Three students were selected late last week by the Undergraduate Council of Students to serve on the recently created Task Force on Undergraduate Education.

Jason Becker '09, Fiona Heckscher '09 and Kumar Vasudevan '08 were chosen from 30 applicants during a week-long selection process that included written applications and interviews with UCS members, said Sara Damiano '08, the UCS academic and administrative affairs chair, who was in charge of selecting the committee members.

The task force was announced March 1 in a campus-wide e-mail from Dean of the College Katherine Bergeron and Provost David Kertzer '69 P'95 P'98. The committee, which will undertake a broad review of the College and its curriculum, will comprise 13 members, including 10 faculty, two of whom are also members of the University administration.

"Demands on educated people are changing," Vasudevan said of the task force's importance. "We don't need to give up our philosophy - it's just adding onto what we already have," he added.

"I don't think the discussion has ever reached the level it is at now on campus," Becker said. Professors have begun to discuss revamping concentrations they supervise, and departments have begun to recognize that the New Curriculum may have shortcomings, he added.

"Seems to me that the environment is appropriate for change right now," Becker said.

Vasudevan said his experiences as a South Asian studies concentrator pushed him to apply for the position. In a program he described as "diffuse" and lacking in strict requirements, Vasudevan found an atmosphere of academic inquiry he would like to spread across campus.

"I was frustrated with the idea that I was forced to justify every class I was taking," Vasudevan said, but he added that he now feels this process should be applied to other more restrictive majors.

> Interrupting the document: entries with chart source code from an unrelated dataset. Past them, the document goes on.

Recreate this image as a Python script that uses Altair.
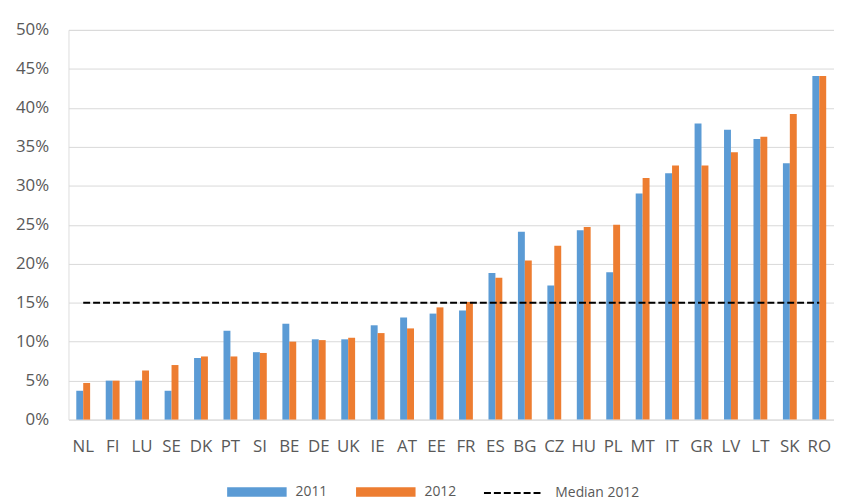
import altair as alt
import pandas as pd

countries = ["NL", "FI", "LU", "SE", "DK", "PT", "SI", "BE", "DE", "UK", "IE", "AT", "EE",
             "FR", "ES", "BG", "CZ", "HU", "PL", "MT", "IT", "GR", "LV", "LT", "SK", "RO"]
values_2011 = [3.7, 5.0, 5.0, 3.7, 7.9, 11.4, 8.65, 12.3, 10.3, 10.3, 12.1, 13.1, 13.6,
               14.0, 18.8, 24.1, 17.2, 24.3, 18.9, 29.0, 31.6, 38.0, 37.2, 36.0, 32.9, 44.1]
values_2012 = [4.7, 5.0, 6.3, 7.0, 8.1, 8.1, 8.55, 10.0, 10.2, 10.5, 11.1, 11.7, 14.4,
               15.1, 18.2, 20.4, 22.3, 24.7, 25.0, 31.0, 32.6, 32.6, 34.3, 36.3, 39.2, 44.1]
median_2012 = 15.0
bar_series = ["2011", "2012"]
bar_colors = ["#5b9bd5", "#ed7d31"]
median_name = "Median 2012"
y_ticks = [0, 5, 10, 15, 20, 25, 30, 35, 40, 45, 50]

bars_df = pd.DataFrame({
    "country": countries * 2,
    "series": ["2011"] * len(countries) + ["2012"] * len(countries),
    "value": values_2011 + values_2012,
})
median_df = pd.DataFrame({"country": countries,
                          "value": [median_2012] * len(countries),
                          "series": [median_name] * len(countries)})

FONT = "Open Sans"
LABEL_COLOR = "#595959"

x_axis = alt.Axis(labelAngle=0, domain=False, ticks=False, grid=False,
                  labelPadding=19, labelFontSize=17, labelFont=FONT,
                  labelColor=LABEL_COLOR)
y_axis = alt.Axis(values=y_ticks, labelExpr="datum.value + '%'",
                  domain=False, ticks=False, grid=True, labelOverlap=False,
                  gridColor="#d9d9d9", gridWidth=1,
                  labelPadding=20, labelFontSize=17, labelFont=FONT,
                  labelColor=LABEL_COLOR)
x_scale = alt.Scale(paddingInner=0.53, paddingOuter=0.265)
y_scale = alt.Scale(domain=[0, 50], nice=False)

bar_legend = alt.Legend(
    title=None, orient="none", direction="horizontal",
    legendX=160, legendY=436, padding=0,
    columnPadding=28, labelOffset=9,
    labelFont=FONT, labelFontSize=14, labelColor=LABEL_COLOR,
    symbolSize=3600, symbolType="M-1,-0.16L1,-0.16L1,0.16L-1,0.16Z",
    symbolStrokeWidth=0, symbolOpacity=1,
)
median_legend = alt.Legend(
    title=None, orient="none", direction="horizontal",
    legendX=418, legendY=436, padding=0, labelOffset=11,
    labelFont=FONT, labelFontSize=14, labelColor=LABEL_COLOR,
    symbolSize=3600, symbolType="M-1,0L1,0",
    symbolStrokeColor="#000000", symbolStrokeWidth=2, symbolOpacity=1,
)

bars = alt.Chart(bars_df).mark_bar().encode(
    x=alt.X("country:N", sort=countries, title=None, scale=x_scale, axis=x_axis),
    xOffset=alt.XOffset("series:N", scale=alt.Scale(paddingInner=0, paddingOuter=0)),
    y=alt.Y("value:Q", title=None, scale=y_scale, axis=y_axis),
    color=alt.Color("series:N", scale=alt.Scale(domain=bar_series, range=bar_colors),
                    legend=bar_legend),
)

median_line = alt.Chart(median_df).mark_line(strokeWidth=2, color="#000000").encode(
    x=alt.X("country:N", sort=countries, title=None, scale=x_scale, axis=x_axis),
    y=alt.Y("value:Q", title=None, scale=y_scale, axis=y_axis),
    strokeDash=alt.StrokeDash("series:N",
                              scale=alt.Scale(domain=[median_name], range=[[7, 3]]),
                              legend=median_legend),
)

chart = alt.layer(bars, median_line).resolve_scale(
    color="independent", strokeDash="independent"
).resolve_legend(color="independent", strokeDash="independent").properties(
    width=772, height=393,
    autosize=alt.AutoSizeParams(type="none"),
    padding={"left": 61, "top": 20, "right": 0, "bottom": 79},
).configure_view(
    stroke="transparent", strokeWidth=0, strokeOpacity=0
).configure_axis(
    domain=False, domainOpacity=0, domainColor="transparent", ticks=False
).configure_axisY(
    domain=False, domainOpacity=0
).configure(font=FONT)

chart.save("out.html", embed_options={"renderer": "svg", "actions": False})
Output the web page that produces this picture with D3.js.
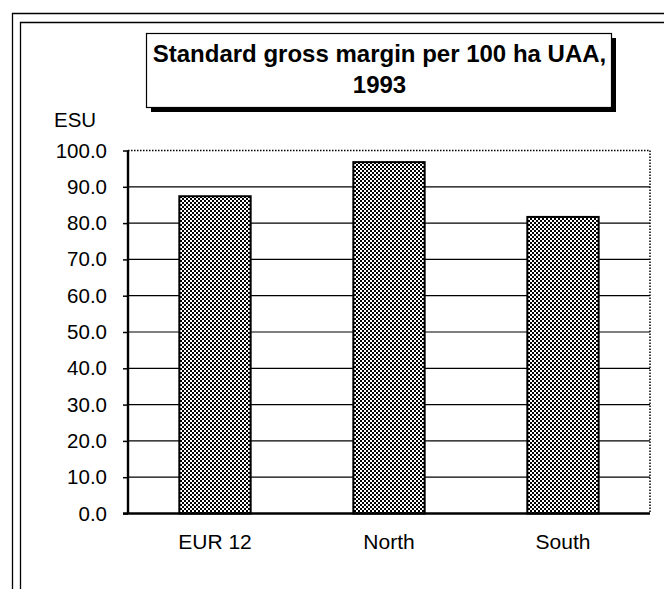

Vasudevan said the curriculum should require students to think about why they take the courses they choose regardless of whether they are required for a concentration.

Becker said he is not taking his position on the task force with a single initiative or issue in mind. "I don't have some power issues that I want to push forward," he said. "I think I'm in a position where I can be appropriately critical and also appropriately defensive (on any issue)."

For Heckscher, her role on the task force is simple: "Represent the student body," she said.

"I think the New Curriculum is no longer new, and it's nice to see an acknowledgement of that and a rethinking (of the College)," Heckscher said.

Thirty students submitted written applications, including a short personal statement on why they should be the student body's representative on the committee, and half were called back to be interviewed by UCS members.

Students were chosen according to five criteria ranging from an applicant's ability to critically evaluate their work with the committee to the potential diversity they could bring to the task force, Damiano said.

The small number of students could prove a critical shortcoming for the committee, as it condenses sentiment of the undergraduate student body into the contributions of three representatives, Damiano said.

"It's very hard to have a sample of all the different concentrations," Damiano added as an example of how the committee could overlook the perspectives of different campus groups.

Adequate student representation on the committee is something Vasudevan and Becker said they would wait to evaluate, while Heckscher said she feels the number of student members is surprisingly high.

"We have more student representation on any of our curriculum committees than any of our peer schools," Heckscher said. "While I feel the more student representation the better, I'm happy that (administrators) have given (us) what they have," she added.

Though Damiano urged the new members to make their voices heard in meetings, she said she believes "the committee also needs to make an effort to engage the student body through forums or surveys or an e-mail address where students can send feedback."